_EXERCISE DESCRIPTION_
Repeat the lines below exactly as they appear, but leave out the images.

Source code of charts:
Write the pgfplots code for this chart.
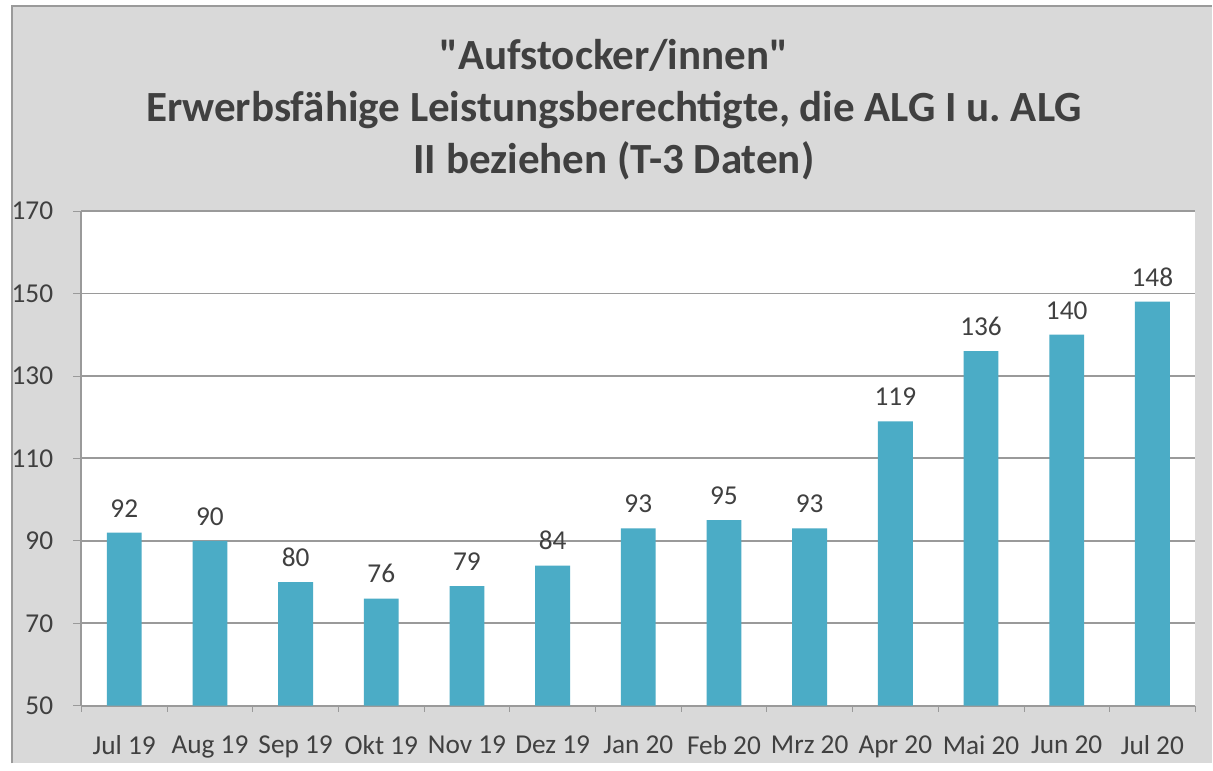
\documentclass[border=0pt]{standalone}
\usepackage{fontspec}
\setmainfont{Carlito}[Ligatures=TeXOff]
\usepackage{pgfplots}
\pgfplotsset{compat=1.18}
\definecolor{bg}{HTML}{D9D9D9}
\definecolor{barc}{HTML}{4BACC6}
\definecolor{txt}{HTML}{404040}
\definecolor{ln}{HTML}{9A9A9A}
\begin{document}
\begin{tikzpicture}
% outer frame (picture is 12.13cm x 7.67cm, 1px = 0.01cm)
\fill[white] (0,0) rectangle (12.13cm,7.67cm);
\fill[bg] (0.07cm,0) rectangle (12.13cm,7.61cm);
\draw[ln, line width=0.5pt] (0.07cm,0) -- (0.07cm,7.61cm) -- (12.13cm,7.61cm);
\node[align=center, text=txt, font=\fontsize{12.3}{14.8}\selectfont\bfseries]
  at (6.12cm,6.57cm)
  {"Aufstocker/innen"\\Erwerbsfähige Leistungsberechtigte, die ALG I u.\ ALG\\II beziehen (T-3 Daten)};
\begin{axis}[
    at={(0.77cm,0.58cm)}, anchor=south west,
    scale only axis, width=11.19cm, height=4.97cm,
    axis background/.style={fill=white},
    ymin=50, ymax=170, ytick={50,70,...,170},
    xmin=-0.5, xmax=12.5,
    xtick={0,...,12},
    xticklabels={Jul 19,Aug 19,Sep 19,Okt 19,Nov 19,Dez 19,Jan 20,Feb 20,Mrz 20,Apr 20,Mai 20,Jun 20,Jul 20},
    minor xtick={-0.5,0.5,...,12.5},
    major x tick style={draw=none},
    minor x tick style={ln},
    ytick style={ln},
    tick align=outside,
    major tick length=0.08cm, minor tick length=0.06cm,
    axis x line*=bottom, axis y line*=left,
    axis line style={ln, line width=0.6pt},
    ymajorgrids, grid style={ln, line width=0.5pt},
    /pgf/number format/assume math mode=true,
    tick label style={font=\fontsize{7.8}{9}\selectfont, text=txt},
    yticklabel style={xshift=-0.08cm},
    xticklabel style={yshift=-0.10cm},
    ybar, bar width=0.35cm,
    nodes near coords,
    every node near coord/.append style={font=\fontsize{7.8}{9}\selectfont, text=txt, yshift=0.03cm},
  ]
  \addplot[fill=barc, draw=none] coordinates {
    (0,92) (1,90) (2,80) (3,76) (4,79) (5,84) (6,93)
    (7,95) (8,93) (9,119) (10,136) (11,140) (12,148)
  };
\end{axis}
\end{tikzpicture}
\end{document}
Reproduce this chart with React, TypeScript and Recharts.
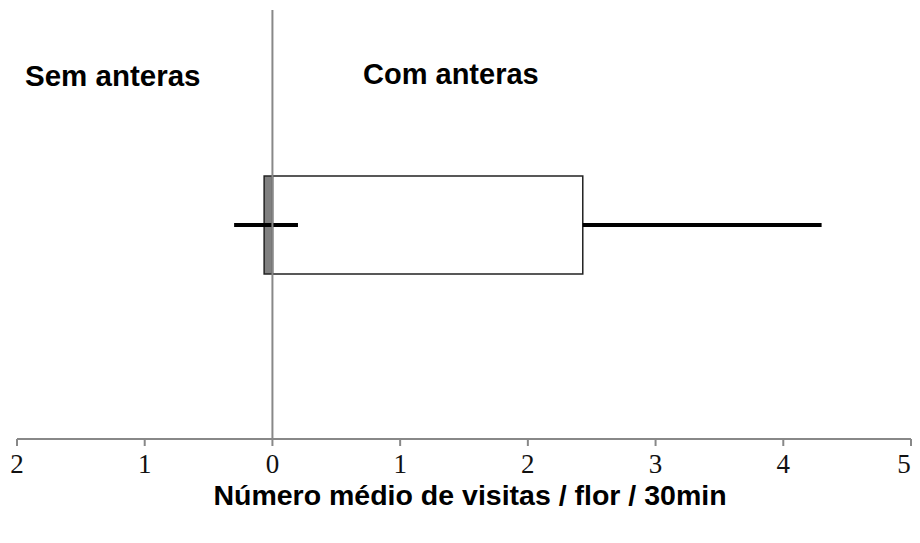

_CORRECT OUTPUT_
Write the pgfplots code for this chart.
\documentclass[border=0pt]{standalone}
\usepackage{fontspec}
\setmainfont{Carlito}[Ligatures=TeXOff]
\usepackage{pgfplots}
\pgfplotsset{compat=1.18}
\definecolor{bg}{HTML}{D9D9D9}
\definecolor{barc}{HTML}{4BACC6}
\definecolor{txt}{HTML}{404040}
\definecolor{ln}{HTML}{9A9A9A}
\begin{document}
\begin{tikzpicture}
% outer frame (picture is 12.13cm x 7.67cm, 1px = 0.01cm)
\fill[white] (0,0) rectangle (12.13cm,7.67cm);
\fill[bg] (0.07cm,0) rectangle (12.13cm,7.61cm);
\draw[ln, line width=0.5pt] (0.07cm,0) -- (0.07cm,7.61cm) -- (12.13cm,7.61cm);
\node[align=center, text=txt, font=\fontsize{12.3}{14.8}\selectfont\bfseries]
  at (6.12cm,6.57cm)
  {"Aufstocker/innen"\\Erwerbsfähige Leistungsberechtigte, die ALG I u.\ ALG\\II beziehen (T-3 Daten)};
\begin{axis}[
    at={(0.77cm,0.58cm)}, anchor=south west,
    scale only axis, width=11.19cm, height=4.97cm,
    axis background/.style={fill=white},
    ymin=50, ymax=170, ytick={50,70,...,170},
    xmin=-0.5, xmax=12.5,
    xtick={0,...,12},
    xticklabels={Jul 19,Aug 19,Sep 19,Okt 19,Nov 19,Dez 19,Jan 20,Feb 20,Mrz 20,Apr 20,Mai 20,Jun 20,Jul 20},
    minor xtick={-0.5,0.5,...,12.5},
    major x tick style={draw=none},
    minor x tick style={ln},
    ytick style={ln},
    tick align=outside,
    major tick length=0.08cm, minor tick length=0.06cm,
    axis x line*=bottom, axis y line*=left,
    axis line style={ln, line width=0.6pt},
    ymajorgrids, grid style={ln, line width=0.5pt},
    /pgf/number format/assume math mode=true,
    tick label style={font=\fontsize{7.8}{9}\selectfont, text=txt},
    yticklabel style={xshift=-0.08cm},
    xticklabel style={yshift=-0.10cm},
    ybar, bar width=0.35cm,
    nodes near coords,
    every node near coord/.append style={font=\fontsize{7.8}{9}\selectfont, text=txt, yshift=0.03cm},
  ]
  \addplot[fill=barc, draw=none] coordinates {
    (0,92) (1,90) (2,80) (3,76) (4,79) (5,84) (6,93)
    (7,95) (8,93) (9,119) (10,136) (11,140) (12,148)
  };
\end{axis}
\end{tikzpicture}
\end{document}
Reproduce this chart with React, TypeScript and Recharts.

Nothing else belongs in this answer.